Propriedade rústica: da fragmentação ao ordenamento colaborativo
A tragédia recorrente dos incêndios tem raízes profundas no abandono e na fragmentação do território rural, onde a dispersão da propriedade e a ausência de gestão estruturada criam um cenário de risco permanente. A ZERO defende que o Governo deve ir mais longe na reforma da propriedade rústica, apostando numa verdadeira transformação do modelo de gestão do espaço rural.
Propomos uma reforma estrutural que assegure a integração da propriedade rústica em Unidades de Gestão da Paisagem (UGP), administradas de forma profissional e transparente.

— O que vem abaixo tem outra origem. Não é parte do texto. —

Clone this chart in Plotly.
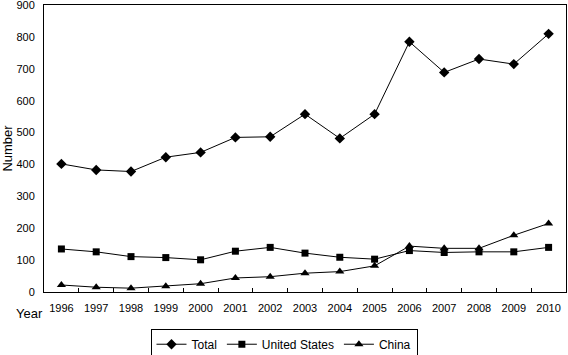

Este modelo permitiria transformar o património de cada proprietário, hoje encarado como um encargo, num ativo financeiro com
valor real, sustentado na rentabilização económica e sustentável da paisagem no seu conjunto, alicerçada no pagamento dos serviços de de ecossistemas.
Deste modo, garante-se não apenas a gestão integrada, mas também a valorização dos territórios, criando um mosaico produtivo, biodiverso, multifuncional, resiliente e seguro para as populações.
A experiência das Áreas Integradas de Gestão da Paisagem (AIGP) pode e deve ser aprofundada e atualizada, avançando para uma versão mais robusta das mesmas que reforce a lógica de gestão colaborativa e participada do território. Este novo modelo deve integrar uma abordagem mais eficaz, que vá além da adesão voluntária e assegure que a gestão e ordenamento do espaço rural deixam de ser exceção e passam a ser a regra. Só assim será possível quebrar o ciclo de abandono e dar resposta estrutural ao problema dos incêndios rurais em Portugal.